Svana: I smell a trap!

NPC: It might be a trap!

Svana: Unless that is your panties… * choking sound *


Svana: F*uck me in the goat ass.

Totes McGoats: * BAHHHHHHHHHHHH!!! *

Svana: Oh no, don’t f*ck me in the goat ass, or… don’t f*ck totes in the ass…

Svana: Just don’t f*ck anyone in the goat ass, ok?


NPC: Blow his great horn.

Svana: I am not blowing no one… and if I find out this orcs wiener is called the “Great Horn” I’m coming back here and kicking your ass!


NPC: I do not dismiss rumors out of hand, whether there is an actual library or it could be or a fiery pit of Daedra.

Svana: I hope that is not a code for your vagina.


NPC: The guards will let you come and go…

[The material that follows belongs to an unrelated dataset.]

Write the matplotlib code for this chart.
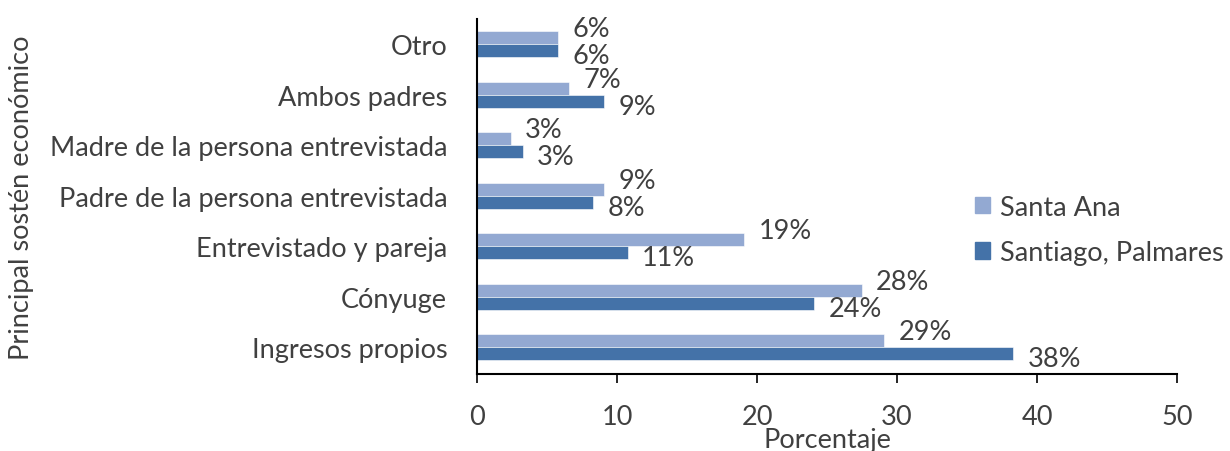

Svana: Jebus, is this common knowledge, it’s like I have a GoPro on my vagina.


Svana: How much dump is enough dump Toats?

Toats: BAHHHH

Svana: How much dump is a dump dump dump is a dump dump dump dump dump…


Argonian that was saved: Branches part and I am free! (She runs off)

Svana: Branches part and I let one go… and poor totes is always behind me, he has one tough nose

Toats: BAHHHH

Another Argonian writhing in pain: Whats wrong? You smell my farts too?

Damnation

Guacamole: I will have a hero’s end.

Rourke: I have a hero’s end, but what comes out of it is pretty villainous.